### GOAL
How many lines in the records below hold the string "standalone"? Answer with the number alone.

### DATA ROWS

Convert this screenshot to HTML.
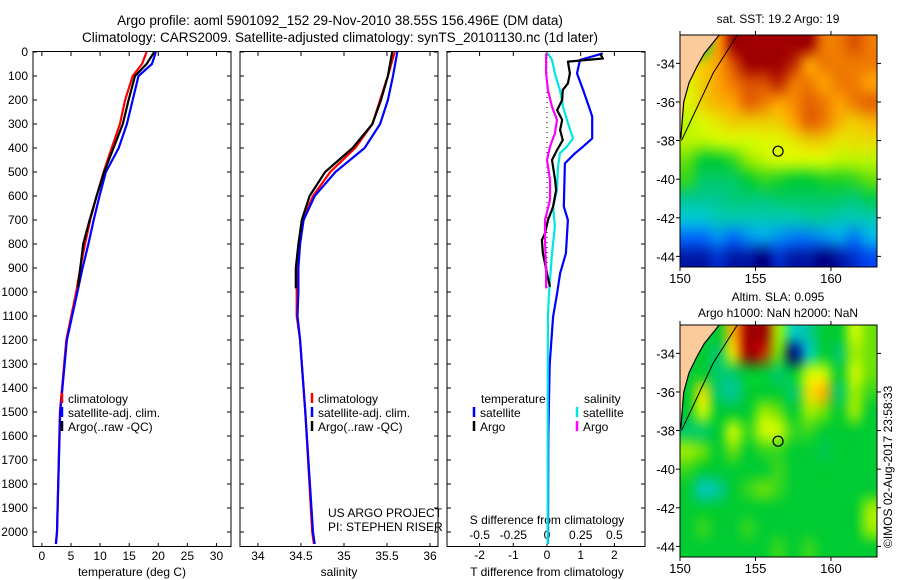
<!DOCTYPE html>
<html><head><meta charset="utf-8"><style>
body{margin:0;background:#fff;}
svg{display:block;font-family:"Liberation Sans",sans-serif;}
text{fill:#000;}
</style></head><body>
<svg id="root" width="900" height="580" viewBox="0 0 900 580">
<rect width="900" height="580" fill="#fff"/>
<text x="340" y="25" font-size="13.5" text-anchor="middle">Argo profile: aoml 5901092_152 29-Nov-2010 38.55S 156.496E (DM data)</text>
<text x="340" y="42" font-size="13.5" text-anchor="middle">Climatology: CARS2009. Satellite-adjusted climatology: synTS_20101130.nc (1d later)</text>
<g id="g"></g>
<text transform="translate(892,548) rotate(-90)" font-size="12">©IMOS 02-Aug-2017 23:58:33</text>
</svg>
<script>
// ---- profile data ----
const tClimDepth=[0,50,100,200,300,400,500,600,700,800,900,1000,1200,1500,2000,2050];
const tClim=[18.0,17.2,15.6,14.3,13.4,12.0,10.6,9.4,8.3,7.4,6.6,5.9,4.2,3.1,2.6,2.4];
const tSat=[19.6,18.9,16.6,15.6,14.6,13.2,11.0,9.9,8.9,8.0,7.0,6.1,4.3,3.15,2.6,2.4];
const tArgoDepth=[0,50,100,200,300,400,500,600,700,800,900,980];
const tArgo=[19.3,18.0,16.0,14.9,13.9,12.3,10.7,9.4,8.2,7.1,6.6,6.2];
const sClim=[35.59,35.51,35.42,35.33,35.13,34.84,34.64,34.52,34.48,34.45,34.45,34.45,34.49,34.55,34.63,34.65];
const sSat=[35.62,35.57,35.51,35.42,35.24,34.9,34.66,34.53,34.49,34.47,34.47,34.46,34.49,34.55,34.64,34.66];
const sDepth2=[0,100,200,300,400,500,600,700,800,900,1000,1100,1200,1500,2000,2050];
const sArgo=[35.56,35.51,35.43,35.33,35.1,34.78,34.6,34.51,34.47,34.44,34.44];
const sArgoDepth=[0,100,200,300,400,500,600,700,800,900,985];
// differences
const dTSatDepth=[6,33,89,158,242,269,360,394,422,464,644,700,839,922,1006,1103,1300,1600,2050];
const dTSat=[1.66,0.98,0.89,1.07,1.28,1.34,1.34,1.07,0.83,0.53,0.50,0.62,0.56,0.39,0.30,0.18,0.08,0.04,0.03];
const dSSatDepth=[6,33,89,158,228,297,360,394,422,478,575,644,728,839,1006,1103,1500,2050];
const dSSat=[0.007,0.037,0.059,0.096,0.119,0.156,0.193,0.148,0.096,0.082,0.074,0.045,0.059,0.037,0.015,0.007,0.005,0.005];
const dTArgoDepth=[6,27,40,89,131,158,200,242,283,325,367,408,450,533,575,644,700,756,783,839,922,978];
const dTArgo=[1.57,1.66,0.62,0.68,0.62,0.47,0.45,0.30,0.45,0.39,0.47,0.30,0.15,0.24,0.27,0.18,0.03,-0.06,-0.15,-0.12,0,0.09];
const dSArgoDepth=[6,89,158,228,283,339,394,450,533,617,700,783,922,985];
const dSArgo=[-0.007,-0.007,0.007,0.037,0.074,0.059,0.022,0,0.022,0.022,-0.015,-0.015,-0.007,-0.007];
const depthTicks=[0,100,200,300,400,500,600,700,800,900,1000,1100,1200,1300,1400,1500,1600,1700,1800,1900,2000];
const tTicks=[0,5,10,15,20,25,30];
const sTicks=[34,34.5,35,35.5,36];
const sTickLabels=["34","34.5","35","35.5","36"];
const dTTicks=[-2,-1,0,1,2];
const dSTicks=[-0.5,-0.25,0,0.25,0.5];
const dSTickLabels=["-0.5","-0.25","0","0.25","0.5"];
// ---- map data (rows lat -33..-44, cols lon 150..162, null = land) ----
const sstGrid=[
[null,null,20,22,22,22,22,22,22,20.5,20.5,21,20.5],
[19.5,19.5,20,21,22,22,22,21.5,20,20.5,20.5,20.5,20.5],
[19,19.5,20,20.5,21,21,21.5,20.5,20.5,20,20.5,20.5,20],
[19,19.5,19.8,20,20.8,20.5,20,20.3,20.8,20.5,20,20.5,20.8],
[18.5,19,19.2,19.5,19.5,19.5,19.5,20,20.8,20.5,19.8,19.5,19.8],
[18.5,18.5,18.7,18.8,18.8,19,19,19.2,19.5,19.5,19.2,19.3,19.3],
[17.5,16.5,16.5,17,18,18.5,18.8,18.8,18.8,18.8,18.5,18.5,18.5],
[17,16,16,16,16.5,17,16.8,16.5,16.5,16.8,16.8,17,17.5],
[15.5,15.5,15.5,15.8,15.8,15.8,16,16,16,16,16,15.8,16.2],
[14.5,14.5,15,15,15,15,15,15,15.3,15.3,15,15,15],
[13,13,13.5,13,13.5,13.8,13.5,13.2,13.2,13.5,13.8,13.2,14],
[11.5,11.5,12,11.5,11.5,11,12,11.5,11.5,11,11.5,12,12.5]];
const slaGrid=[
[0,0,0,0.6,1,1,0.3,-0.3,-0.2,0,0,0.4,0.2],
[0,0,-0.1,0.5,1,0.9,0.2,-1,-0.3,0,-0.1,0.3,0.2],
[0,0,-0.1,-0.1,0,0,-0.1,0,0.4,0.4,0,0.4,0.2],
[0,0.5,-0.1,-0.2,0,0,0,-0.1,0.5,0.6,-0.1,0.3,0.1],
[0,0.4,0,0,0,0.3,0.2,0,0.3,0.2,0,0.3,0],
[-0.1,-0.1,0,0.4,0.1,0.4,0.4,0.1,0.1,0,0,0,0],
[0.3,0.2,0,0.2,0,0.1,0.1,0,0,-0.05,0,0,0],
[0.1,0,0,0,0,0,0.1,0,0,0,0,0,0],
[0,-0.3,-0.2,0,0.1,0.2,0.1,0,0,0,0,0,0],
[0,0,0,0,0,0,0,0,0,0,0,0,0.3],
[0,0.1,0,0,0.1,0,0,0,0,0,0,0,0.3],
[0,0,0,0,0,0,0.1,0,0.1,0,0,0,0]];
const latTicks=[-34,-36,-38,-40,-42,-44];
const lonTicks=[150,155,160];
const argoLon=156.496, argoLat=-38.55;

const NS="http://www.w3.org/2000/svg";
const G=document.getElementById('g');
function el(tag,attrs,parent){const e=document.createElementNS(NS,tag);for(const k in attrs)e.setAttribute(k,attrs[k]);(parent||G).appendChild(e);return e;}
function txt(x,y,s,size,anchor,name){const t=el('text',{x:x,y:y,'font-size':size,'text-anchor':anchor||'start'});t.textContent=s;


return t;}
const y0=52, yk=0.24;
const Y=d=>y0+d*yk;
const panels=[{x0:33,x1:231,v0:-1.53,v1:32.5},{x0:240,x1:438,v0:33.791,v1:36.093},{x0:447,x1:645,v0:-2.967,v1:2.908}];
function X(p,v){const P=panels[p];return P.x0+(v-P.v0)/(P.v1-P.v0)*(P.x1-P.x0);}
const XS=v=>X(2,v*4);
panels.forEach((P,i)=>{const r=el('rect',{x:P.x0,y:y0-0.5,width:P.x1-P.x0,height:547-y0,fill:'none',stroke:'#000','stroke-width':1});


depthTicks.forEach(d=>{el('line',{x1:P.x0,x2:P.x0+4,y1:Y(d),y2:Y(d),stroke:'#000'});el('line',{x1:P.x1-4,x2:P.x1,y1:Y(d),y2:Y(d),stroke:'#000'});});
});
depthTicks.forEach(d=>txt(28,Y(d)+4,String(d),12,'end','depth-tick-label'));
tTicks.forEach(v=>{const x=X(0,v);el('line',{x1:x,x2:x,y1:543,y2:547,stroke:'#000'});el('line',{x1:x,x2:x,y1:52,y2:56,stroke:'#000'});txt(x,560,String(v),12,'middle','temp-tick-label');});
sTicks.forEach((v,i)=>{const x=X(1,v);el('line',{x1:x,x2:x,y1:543,y2:547,stroke:'#000'});el('line',{x1:x,x2:x,y1:52,y2:56,stroke:'#000'});txt(x,560,sTickLabels[i],12,'middle','sal-tick-label');});
dTTicks.forEach(v=>{const x=X(2,v);el('line',{x1:x,x2:x,y1:543,y2:547,stroke:'#000'});el('line',{x1:x,x2:x,y1:52,y2:56,stroke:'#000'});txt(x,559,String(v),12,'middle','tdiff-tick-label');});
dSTicks.forEach((v,i)=>txt(XS(v),539,dSTickLabels[i],12,'middle','sdiff-tick-label'));
txt(132,576,'temperature (deg C)',12,'middle','temp-axis-title');
txt(339,576,'salinity',12,'middle','sal-axis-title');
txt(547,576,'T difference from climatology',12,'middle','tdiff-axis-title');
txt(547,524,'S difference from climatology',12,'middle','sdiff-axis-title');
txt(328,517,'US ARGO PROJECT',12,'start','project-label');
txt(328,531,'PI: STEPHEN RISER',12,'start','pi-label');
el('line',{x1:X(2,0),x2:X(2,0),y1:Y(0),y2:Y(1000),stroke:'#000','stroke-dasharray':'1,4'});
function line(xs,ds,fx,color,name,w){const pts=xs.map((v,i)=>fx(v).toFixed(1)+','+Y(ds[i]).toFixed(1)).join(' ');
const l=el('polyline',{points:pts,fill:'none',stroke:color,'stroke-width':w||2.2,'stroke-linejoin':'round'});

}
line(tClim,tClimDepth,v=>X(0,v),'#ff0000','temp-climatology-line');
line(tSat,tClimDepth,v=>X(0,v),'#0000ff','temp-satellite-line');
line(tArgo,tArgoDepth,v=>X(0,v),'#000','temp-argo-line');
line(sClim,sDepth2,v=>X(1,v),'#ff0000','sal-climatology-line');
line(sSat,sDepth2,v=>X(1,v),'#0000ff','sal-satellite-line');
line(sArgo,sArgoDepth,v=>X(1,v),'#000','sal-argo-line');
line(dTSat,dTSatDepth,v=>X(2,v),'#0000ff','tdiff-satellite-line');
line(dSSat,dSSatDepth,XS,'#00e5e5','sdiff-satellite-line');
line(dTArgo,dTArgoDepth,v=>X(2,v),'#000','tdiff-argo-line');
line(dSArgo,dSArgoDepth,XS,'#ff00ff','sdiff-argo-line');
function leg(x,y,c,s,name){el('line',{x1:x,x2:x,y1:y-10,y2:y,stroke:c,'stroke-width':2.5});txt(x+6,y,s,12,'start',name);}
[62,312].forEach(x=>{leg(x,403,'#ff0000','climatology','legend-climatology');leg(x,417,'#0000ff','satellite-adj. clim.','legend-satellite');leg(x,431,'#000','Argo(..raw -QC)','legend-argo');});
txt(481,403,'temperature',12,'start','legend-temperature-header');
txt(584,403,'salinity',12,'start','legend-salinity-header');
leg(474,417,'#0000ff','satellite','legend-tdiff-satellite');
leg(474,431,'#000','Argo','legend-tdiff-argo');
leg(577,417,'#00e5e5','satellite','legend-sdiff-satellite');
leg(577,431,'#ff00ff','Argo','legend-sdiff-argo');
// ---- maps ----
const stops=[[0,[0,0,128]],[0.15,[0,80,255]],[0.3,[0,200,230]],[0.42,[0,200,140]],[0.5,[0,204,51]],[0.62,[130,230,0]],[0.72,[221,255,0]],[0.82,[255,160,0]],[0.9,[225,90,0]],[1,[160,0,0]]];
function cmap(t){t=Math.max(0,Math.min(1,t));for(let i=1;i<stops.length;i++){if(t<=stops[i][0]){const a=stops[i-1],b=stops[i],f=(t-a[0])/(b[0]-a[0]);return a[1].map((c,k)=>Math.round(c+(b[1][k]-c)*f));}}return stops[stops.length-1][1];}
function drawMap(top,bottom,grid,norm,name){
 const L=680,R=877;const lonX=lon=>L+(lon-150)*(R-L)/13.05;const latY=lat=>top+(-32.53-lat)*(bottom-top)/12.02;
 const fo=el('foreignObject',{x:L,y:top,width:R-L,height:bottom-top});
 const cv=document.createElement('canvas');cv.width=R-L;cv.height=bottom-top;cv.style.display='block';
 
 
 fo.appendChild(cv);
 const nr=grid.length,nc=grid[0].length;
 const sm=document.createElement('canvas');sm.width=nc;sm.height=nr;const sc=sm.getContext('2d');const im=sc.createImageData(nc,nr);
 grid.forEach((row,r)=>row.forEach((v,c)=>{const col=v===null?[0,204,51]:cmap(norm(v));const i=(r*nc+c)*4;im.data[i]=col[0];im.data[i+1]=col[1];im.data[i+2]=col[2];im.data[i+3]=255;}));
 sc.putImageData(im,0,0);
 const ctx=cv.getContext('2d');ctx.imageSmoothingEnabled=true;ctx.imageSmoothingQuality='high';
 ctx.drawImage(sm,0,0,cv.width,cv.height);
 const coast=[[lonX(152.6),top],[lonX(151.6),latY(-33.5)],[lonX(151.1),latY(-34.2)],[lonX(150.6),latY(-35)],[lonX(150.25),latY(-36)],[lonX(150.05),latY(-37.9)]];
 const land=el('polygon',{points:[[L,top]].concat(coast).concat([[L,latY(-37.9)]]).map(p=>p.join(',')).join(' '),fill:'#fccb9c'});
 
 
 el('polyline',{points:coast.map(p=>p.join(',')).join(' '),fill:'none',stroke:'#000','stroke-width':1.2});
 el('polyline',{points:[[lonX(153.8),top],[lonX(152.2),latY(-34.5)],[lonX(151),latY(-36.5)],[lonX(150.1),latY(-38)]].map(p=>p.join(',')).join(' '),fill:'none',stroke:'#000','stroke-width':1});
 const fr=el('rect',{x:L,y:top,width:R-L,height:bottom-top,fill:'none',stroke:'#000'});
 
 
 latTicks.forEach(lat=>{const y=latY(lat);el('line',{x1:L-4,x2:L,y1:y,y2:y,stroke:'#000'});el('line',{x1:R,x2:R+4,y1:y,y2:y,stroke:'#000'});txt(L-5,y+5,String(lat),13,'end',name+'-lat-label');});
 lonTicks.forEach(lon=>{const x=lonX(lon);el('line',{x1:x,x2:x,y1:top-4,y2:top,stroke:'#000'});el('line',{x1:x,x2:x,y1:bottom,y2:bottom+4,stroke:'#000'});txt(x,bottom+16,String(lon),13,'middle',name+'-lon-label');});
 const c=el('circle',{cx:lonX(argoLon),cy:latY(argoLat),r:5,fill:'none',stroke:'#000','stroke-width':1.2});
 
 
}
drawMap(35,267,sstGrid,v=>(v-11)/11,'sst-map');
drawMap(325,557,slaGrid,v=>0.5+v*0.5,'sla-map');
txt(778,23,'sat. SST: 19.2 Argo: 19',12,'middle','sst-map-title');
txt(778,301,'Altim. SLA: 0.095',12,'middle','sla-map-title');
txt(778,317,'Argo h1000: NaN h2000: NaN',12,'middle','sla-map-subtitle');
</script>
</body></html>
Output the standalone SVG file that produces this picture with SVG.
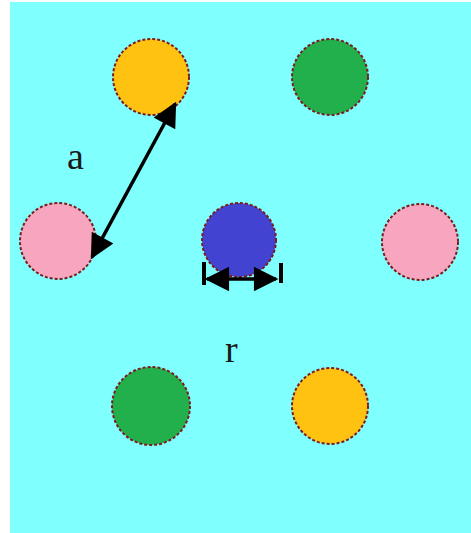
<svg xmlns="http://www.w3.org/2000/svg" width="471" height="533" viewBox="0 0 471 533">
<style>
.atom{stroke:#7d1a1a;stroke-width:2;stroke-dasharray:3 2}
.o{fill:#ffc210}.g{fill:#22b04c}.p{fill:#f8a6c0}.b{fill:#4343d2}
.conn{stroke:#000;stroke-width:3.5;fill:none}
.lbl{font-family:"Liberation Serif","Times New Roman",serif;font-size:38px;fill:#1a1a1a}
</style>
<defs>
<marker id="ah" viewBox="0 0 10 10" refX="9" refY="5" markerWidth="7.5" markerHeight="7" markerUnits="strokeWidth" orient="auto-start-reverse">
<path d="M0,0 L10,5 L0,10 z" fill="#000"/>
</marker>
<marker id="ahr" viewBox="0 0 10 10" refX="9" refY="5" markerWidth="8" markerHeight="7" markerUnits="strokeWidth" orient="auto-start-reverse">
<path d="M0,0 L10,5 L0,10 z" fill="#000"/>
</marker>
</defs>
<rect x="10" y="2" width="461" height="531" fill="#80ffff"/>
<g id="orange-top"><circle class="atom o" cx="151" cy="77" r="38"/></g>
<g id="green-top"><circle class="atom g" cx="330" cy="77" r="38"/></g>
<g id="pink-left"><circle class="atom p" cx="58" cy="241" r="38"/></g>
<g id="blue-center"><circle class="atom b" cx="239" cy="240" r="37"/></g>
<g id="pink-right"><circle class="atom p" cx="420" cy="242" r="38"/></g>
<g id="green-bottom"><circle class="atom g" cx="151" cy="406" r="39"/></g>
<g id="orange-bottom"><circle class="atom o" cx="330" cy="406" r="38"/></g>
<g id="connectors">
<line class="conn" x1="92" y1="257" x2="175" y2="104" marker-start="url(#ah)" marker-end="url(#ah)"/>
<line class="conn" x1="207" y1="279" x2="276" y2="279" marker-start="url(#ahr)" marker-end="url(#ahr)"/>
<rect x="202" y="262" width="4" height="23" fill="#000"/>
<rect x="279" y="263" width="4" height="20" fill="#000"/>
</g>
<text class="lbl" x="67" y="169">a</text>
<text class="lbl" x="225" y="362">r</text>
</svg>
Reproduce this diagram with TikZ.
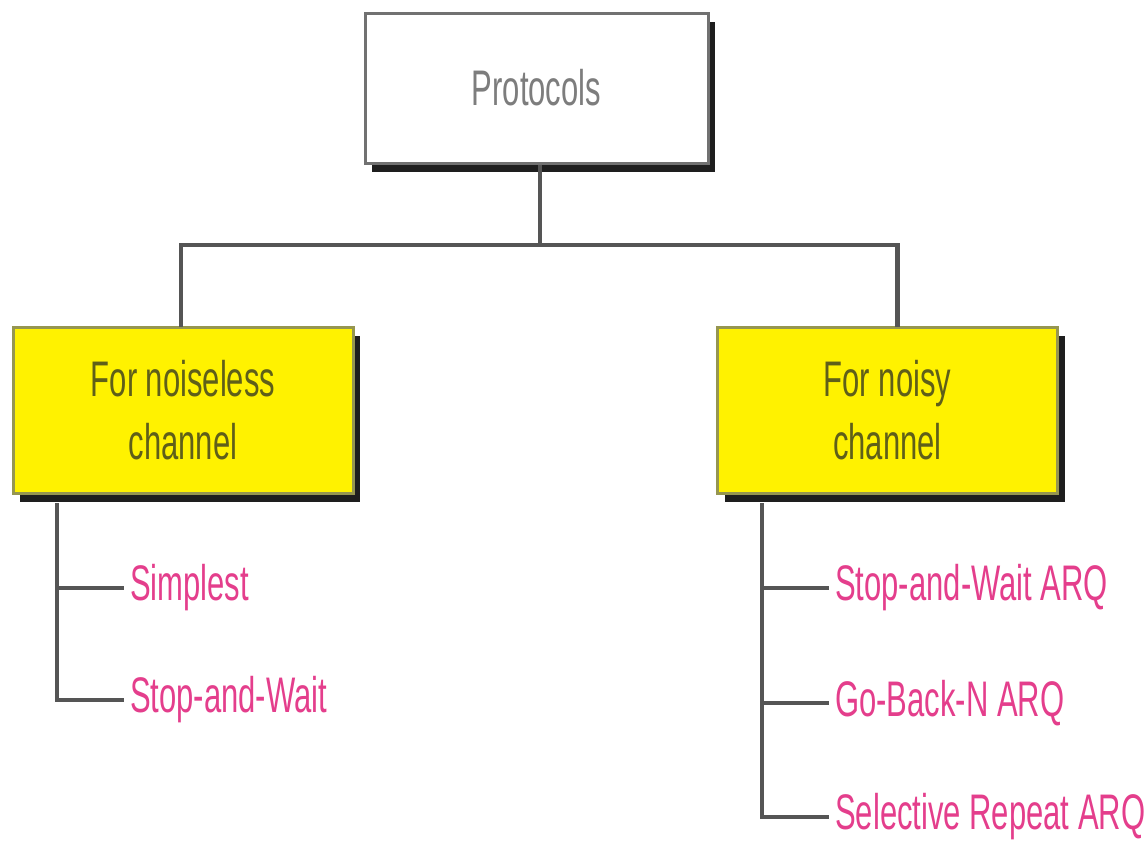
\documentclass[tikz,border=0pt]{standalone}
\usepackage{fontspec}
\newfontfamily\cond[FakeStretch=0.62]{Liberation Sans}
\definecolor{pinktxt}{RGB}{228,62,140}
\definecolor{linegray}{RGB}{85,85,85}
\definecolor{boxtxt}{RGB}{95,95,25}
\definecolor{protxt}{RGB}{125,125,125}
\definecolor{olivebd}{RGB}{150,150,80}
\definecolor{shadowc}{RGB}{30,30,30}
\begin{document}
\begin{tikzpicture}[x=1pt,y=-1pt,
  topbox/.style={draw=protxt!90!black,line width=3pt,fill=white,minimum width=343pt,minimum height=150pt,
     font=\cond\fontsize{50}{62}\selectfont,text=protxt,align=center,
     preaction={fill=shadowc,transform canvas={xshift=7pt,yshift=-9pt}}},
  ybox/.style={draw=olivebd,line width=3pt,fill=yellow,minimum width=340pt,minimum height=166pt,
     font=\cond\fontsize{50}{63}\selectfont,text=boxtxt,align=center,
     preaction={fill=shadowc,transform canvas={xshift=7pt,yshift=-9pt}}},
  leaf/.style={anchor=west,inner sep=6pt,font=\cond\fontsize{50}{60}\selectfont,text=pinktxt},
  conn/.style={draw=linegray,line width=4.5pt}]
\useasboundingbox (0,0) rectangle (1146,846);
\node[topbox] (P) at (536.5,88) {Protocols};
\node[ybox] (L) at (183,410) {For noiseless\\channel};
\node[ybox] (R) at (887.5,410) {For noisy\\channel};
\coordinate (J) at (540,245);
\draw[conn] (P.south -| J) -- (J);
\draw[conn] (J) -| ([xshift=-2pt,yshift=-1pt]L.north);
\draw[conn] (J) -| ([xshift=10pt,yshift=-1pt]R.north);
% left leaves
\node[leaf] (S1) at (124,588) {Simplest};
\node[leaf] (S2) at (124,700) {Stop-and-Wait};
\coordinate (Lt) at (57,503);
\draw[conn] (Lt) -- (Lt |- S2.west) -- (S2.west);
\draw[conn] (Lt |- S1.west) -- (S1.west);
% right leaves
\node[leaf] (N1) at (829,588) {Stop-and-Wait ARQ};
\node[leaf] (N2) at (829,703) {Go-Back-N ARQ};
\node[leaf] (N3) at (829,817) {Selective Repeat ARQ};
\coordinate (Rt) at (762,503);
\draw[conn] (Rt) -- (Rt |- N3.west) -- (N3.west);
\draw[conn] (Rt |- N1.west) -- (N1.west);
\draw[conn] (Rt |- N2.west) -- (N2.west);
\end{tikzpicture}
\end{document}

### FULL ANSWER
2